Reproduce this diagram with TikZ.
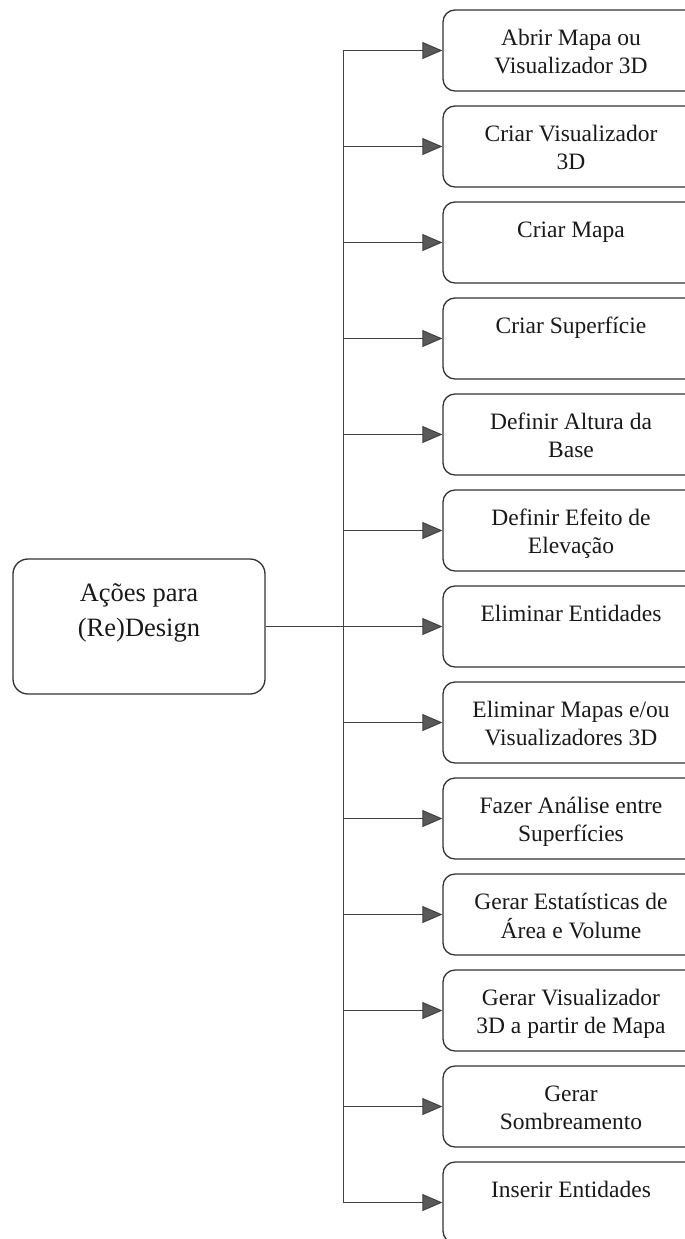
\documentclass[tikz,border=0pt]{standalone}
\usepackage{fontspec}
\setmainfont{Liberation Serif}
\usetikzlibrary{arrows.meta}
\begin{document}
\begin{tikzpicture}[x=1pt,y=-1pt,
  actbox/.style={draw=black!80, line width=1.3pt, rounded corners=12pt, minimum width=256pt, minimum height=81pt, inner sep=0pt},
  acttext/.style={anchor=north, inner sep=0pt, align=center, font=\fontsize{23.5}{28}\selectfont, text=black!90},
  rootbox/.style={draw=black!80, line width=1.3pt, rounded corners=15pt, minimum width=252pt, minimum height=135pt, inner sep=0pt},
  roottext/.style={anchor=north, inner sep=0pt, align=center, font=\fontsize{26.5}{35}\selectfont, text=black!90},
  conn/.style={draw=black!75, line width=0.9pt},
  arr/.style={conn, -{Triangle[length=20pt,width=17pt,fill=black!65]}},
]
\path[use as bounding box, clip] (0,0) rectangle (685,1239);

\node[rootbox] (L) at (139,626.5) {};
\node[roottext] (Lt) at (139,576.5) {\strut Ações para\\(Re)Design};

\foreach \i/\t in {
  0/{Abrir Mapa ou\\Visualizador 3D},
  1/{Criar Visualizador\\3D},
  2/{Criar Mapa},
  3/{Criar Superfície},
  4/{Definir Altura da\\Base},
  5/{Definir Efeito de\\Elevação},
  6/{Eliminar Entidades},
  7/{Eliminar Mapas e/ou\\Visualizadores 3D},
  8/{Fazer Análise entre\\Superfícies},
  9/{Gerar Estatísticas de\\Área e Volume},
  10/{Gerar Visualizador\\3D a partir de Mapa},
  11/{Gerar\\Sombreamento},
  12/{Inserir Entidades}}{
  \node[actbox] (b\i) at (571,{50.5+96*\i}) {};
  \node[acttext] (t\i) at (571,{10+96*\i+35-19.6}) {\strut\t};
  \coordinate (v\i) at (343,{50.5+96*\i});
}

\draw[conn] (v0) -- (v12);
\foreach \i in {0,1,2,3,4,5,7,8,9,10,11,12}{
  \draw[arr] (v\i) -- (b\i.west);
}
\draw[arr] (L.east) -- (b6.west);
\end{tikzpicture}
\end{document}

######

### Problem to solve
Quote every line word for word and keep the images out of the copy.

### Solved exercise
Reproduce this diagram with TikZ.
\documentclass[tikz,border=0pt]{standalone}
\usepackage{fontspec}
\setmainfont{Liberation Serif}
\usetikzlibrary{arrows.meta}
\begin{document}
\begin{tikzpicture}[x=1pt,y=-1pt,
  actbox/.style={draw=black!80, line width=1.3pt, rounded corners=12pt, minimum width=256pt, minimum height=81pt, inner sep=0pt},
  acttext/.style={anchor=north, inner sep=0pt, align=center, font=\fontsize{23.5}{28}\selectfont, text=black!90},
  rootbox/.style={draw=black!80, line width=1.3pt, rounded corners=15pt, minimum width=252pt, minimum height=135pt, inner sep=0pt},
  roottext/.style={anchor=north, inner sep=0pt, align=center, font=\fontsize{26.5}{35}\selectfont, text=black!90},
  conn/.style={draw=black!75, line width=0.9pt},
  arr/.style={conn, -{Triangle[length=20pt,width=17pt,fill=black!65]}},
]
\path[use as bounding box, clip] (0,0) rectangle (685,1239);

\node[rootbox] (L) at (139,626.5) {};
\node[roottext] (Lt) at (139,576.5) {\strut Ações para\\(Re)Design};

\foreach \i/\t in {
  0/{Abrir Mapa ou\\Visualizador 3D},
  1/{Criar Visualizador\\3D},
  2/{Criar Mapa},
  3/{Criar Superfície},
  4/{Definir Altura da\\Base},
  5/{Definir Efeito de\\Elevação},
  6/{Eliminar Entidades},
  7/{Eliminar Mapas e/ou\\Visualizadores 3D},
  8/{Fazer Análise entre\\Superfícies},
  9/{Gerar Estatísticas de\\Área e Volume},
  10/{Gerar Visualizador\\3D a partir de Mapa},
  11/{Gerar\\Sombreamento},
  12/{Inserir Entidades}}{
  \node[actbox] (b\i) at (571,{50.5+96*\i}) {};
  \node[acttext] (t\i) at (571,{10+96*\i+35-19.6}) {\strut\t};
  \coordinate (v\i) at (343,{50.5+96*\i});
}

\draw[conn] (v0) -- (v12);
\foreach \i in {0,1,2,3,4,5,7,8,9,10,11,12}{
  \draw[arr] (v\i) -- (b\i.west);
}
\draw[arr] (L.east) -- (b6.west);
\end{tikzpicture}
\end{document}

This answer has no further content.